Last week some friends and I went to Stinson, a town on the west coast of California, to go try a famous 8b/8b+ called Surf Safari. The perfect steep overhang the line is on is right next to the shoreline of the Pacific, which makes just being down there worthwhile. I warmed up on the easier moves of an 8a to the left of Surf Safari called Endless Bummer, which I later sent after I was warmed up. The next thing to do obviously was to get on Surf Safari. I got plenty of beta, and flashed every move by hanging each clip just to get each move down. My second and third go I really tried to send, and that day got pretty close, close enough for it to be all I could think about until I went back.
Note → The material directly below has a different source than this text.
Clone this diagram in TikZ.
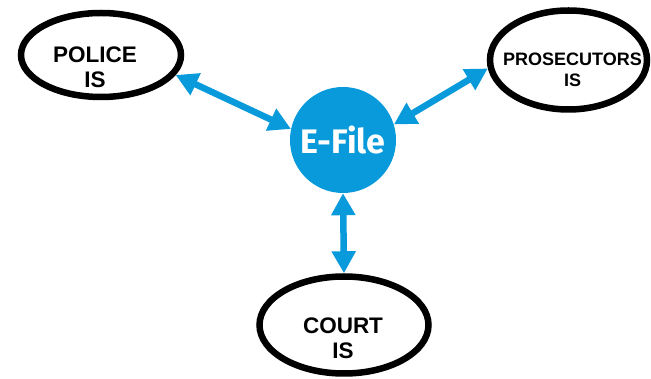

The Classic Beach Route - Nick Bradley
I've been training and training and training trying to take back my National title, and to make this year by far my best. All Surf Safari did was encourage me even more. We finally went back just a few days ago, and I just had to do it. I had heard that when Chris Sharma was 16 years old, he did it, making it the youngest accent. More encouragement. I warmed up by doing the route clip-to-clip, so I didn't get pumped, and could still work the moves. I gave it the first real go of the day, and despite how shaky and horrible I felt, I managed to fall on the very last hard move. After that, I repeated doing that about three times. It was late, but I decided to give it another go, just because. Turns out "One more go," ended up being the go that I sent! I finally got to get on some nice quality outdoor routes, and it paid off! Surf Safari became my first 8b! Too bad I can't just say 8b+ because of the slash grade (8b/+), but I guess I'll just have to do one then! I could possibly be the youngest to ever climb Surf Safari, but who knows.. Crazy. So happy I had the chance to climb such a classic as this one. Mickey's Beach Arete 8b+ next!